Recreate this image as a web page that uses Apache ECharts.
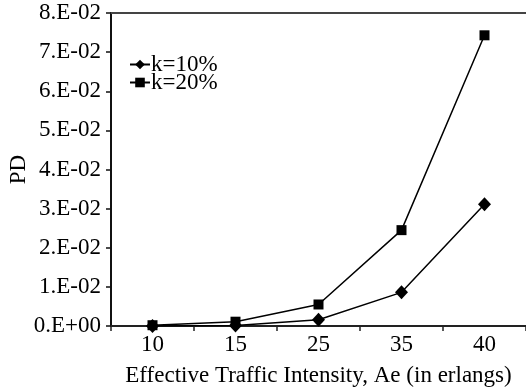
<!DOCTYPE html>
<html>
<head>
<meta charset="utf-8">
<script src="https://cdn.jsdelivr.net/npm/echarts@6/dist/echarts.min.js"></script>
<style>
html,body{margin:0;padding:0;background:#fff;}
#chart{width:526px;height:388px;}
</style>
</head>
<body>
<div id="chart"></div>
<script>
const categories = ['10', '15', '25', '35', '40'];
const seriesNames = ['k=10%', 'k=20%'];
const k10 = [0.0000, 0.0001, 0.0016, 0.0086, 0.0311];
const k20 = [0.0002, 0.0011, 0.0055, 0.0245, 0.0743];
const yTickLabels = ['0.E+00', '1.E-02', '2.E-02', '3.E-02', '4.E-02', '5.E-02', '6.E-02', '7.E-02', '8.E-02'];

const FONT = '"Liberation Serif", "Times New Roman", serif';
const chart = echarts.init(document.getElementById('chart'), null, {renderer: 'canvas'});
chart.setOption({
  animation: false,
  backgroundColor: '#fff',
  grid: {left: 111, right: 0, top: 13, bottom: 62, containLabel: false, outerBoundsMode: 'none'},
  legend: {
    left: 124, top: 48, orient: 'vertical',
    itemWidth: 20, itemHeight: 12, itemGap: -5,
    textStyle: {fontFamily: FONT, fontSize: 23, color: '#000', padding: [0, 0, 0, -4]},
    data: seriesNames
  },
  xAxis: [{
    type: 'category', data: categories, boundaryGap: true, position: 'bottom',
    axisLine: {lineStyle: {color: '#222', width: 2}},
    axisTick: {show: true, inside: false, length: 5, lineStyle: {color: '#222', width: 1.5}},
    axisLabel: {fontFamily: FONT, fontSize: 23, color: '#000', margin: 7},
    name: 'Effective Traffic Intensity, Ae (in erlangs)',
    nameLocation: 'middle', nameGap: 38, nameMoveOverlap: false,
    nameTextStyle: {fontFamily: FONT, fontSize: 23, color: '#000'}
  }, {
    type: 'category', data: categories, position: 'top',
    axisLine: {lineStyle: {color: '#444', width: 2}},
    axisTick: {show: false}, axisLabel: {show: false}
  }],
  yAxis: {
    type: 'value', min: 0, max: 0.08, interval: 0.01,
    axisLine: {show: true, lineStyle: {color: '#111', width: 2}},
    axisTick: {show: true, inside: false, length: 5, lineStyle: {color: '#111', width: 1.5}},
    splitLine: {show: false},
    axisLabel: {
      fontFamily: FONT, fontSize: 23, color: '#000', margin: 10,
      formatter: function (v) { return yTickLabels[Math.round(v / 0.01)] || ''; }
    },
    name: 'PD', nameLocation: 'middle', nameGap: 81, nameRotate: 90, nameMoveOverlap: false,
    nameTextStyle: {fontFamily: FONT, fontSize: 23, color: '#000'}
  },
  series: [{
    name: seriesNames[0], type: 'line', data: k10,
    symbol: 'diamond', symbolSize: [13, 14],
    lineStyle: {color: '#000', width: 1.5},
    itemStyle: {color: '#000'}
  }, {
    name: seriesNames[1], type: 'line', data: k20,
    symbol: 'rect', symbolSize: 10,
    lineStyle: {color: '#000', width: 1.5},
    itemStyle: {color: '#000'}
  }]
});
</script>
</body>
</html>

■ ■ ■ ■ ■ ■ ■

**What this task involves**
Set the data above down again exactly as given, with no pictures.

**Output below**
Recreate this image as a web page that uses Apache ECharts.
<!DOCTYPE html>
<html>
<head>
<meta charset="utf-8">
<script src="https://cdn.jsdelivr.net/npm/echarts@6/dist/echarts.min.js"></script>
<style>
html,body{margin:0;padding:0;background:#fff;}
#chart{width:526px;height:388px;}
</style>
</head>
<body>
<div id="chart"></div>
<script>
const categories = ['10', '15', '25', '35', '40'];
const seriesNames = ['k=10%', 'k=20%'];
const k10 = [0.0000, 0.0001, 0.0016, 0.0086, 0.0311];
const k20 = [0.0002, 0.0011, 0.0055, 0.0245, 0.0743];
const yTickLabels = ['0.E+00', '1.E-02', '2.E-02', '3.E-02', '4.E-02', '5.E-02', '6.E-02', '7.E-02', '8.E-02'];

const FONT = '"Liberation Serif", "Times New Roman", serif';
const chart = echarts.init(document.getElementById('chart'), null, {renderer: 'canvas'});
chart.setOption({
  animation: false,
  backgroundColor: '#fff',
  grid: {left: 111, right: 0, top: 13, bottom: 62, containLabel: false, outerBoundsMode: 'none'},
  legend: {
    left: 124, top: 48, orient: 'vertical',
    itemWidth: 20, itemHeight: 12, itemGap: -5,
    textStyle: {fontFamily: FONT, fontSize: 23, color: '#000', padding: [0, 0, 0, -4]},
    data: seriesNames
  },
  xAxis: [{
    type: 'category', data: categories, boundaryGap: true, position: 'bottom',
    axisLine: {lineStyle: {color: '#222', width: 2}},
    axisTick: {show: true, inside: false, length: 5, lineStyle: {color: '#222', width: 1.5}},
    axisLabel: {fontFamily: FONT, fontSize: 23, color: '#000', margin: 7},
    name: 'Effective Traffic Intensity, Ae (in erlangs)',
    nameLocation: 'middle', nameGap: 38, nameMoveOverlap: false,
    nameTextStyle: {fontFamily: FONT, fontSize: 23, color: '#000'}
  }, {
    type: 'category', data: categories, position: 'top',
    axisLine: {lineStyle: {color: '#444', width: 2}},
    axisTick: {show: false}, axisLabel: {show: false}
  }],
  yAxis: {
    type: 'value', min: 0, max: 0.08, interval: 0.01,
    axisLine: {show: true, lineStyle: {color: '#111', width: 2}},
    axisTick: {show: true, inside: false, length: 5, lineStyle: {color: '#111', width: 1.5}},
    splitLine: {show: false},
    axisLabel: {
      fontFamily: FONT, fontSize: 23, color: '#000', margin: 10,
      formatter: function (v) { return yTickLabels[Math.round(v / 0.01)] || ''; }
    },
    name: 'PD', nameLocation: 'middle', nameGap: 81, nameRotate: 90, nameMoveOverlap: false,
    nameTextStyle: {fontFamily: FONT, fontSize: 23, color: '#000'}
  },
  series: [{
    name: seriesNames[0], type: 'line', data: k10,
    symbol: 'diamond', symbolSize: [13, 14],
    lineStyle: {color: '#000', width: 1.5},
    itemStyle: {color: '#000'}
  }, {
    name: seriesNames[1], type: 'line', data: k20,
    symbol: 'rect', symbolSize: 10,
    lineStyle: {color: '#000', width: 1.5},
    itemStyle: {color: '#000'}
  }]
});
</script>
</body>
</html>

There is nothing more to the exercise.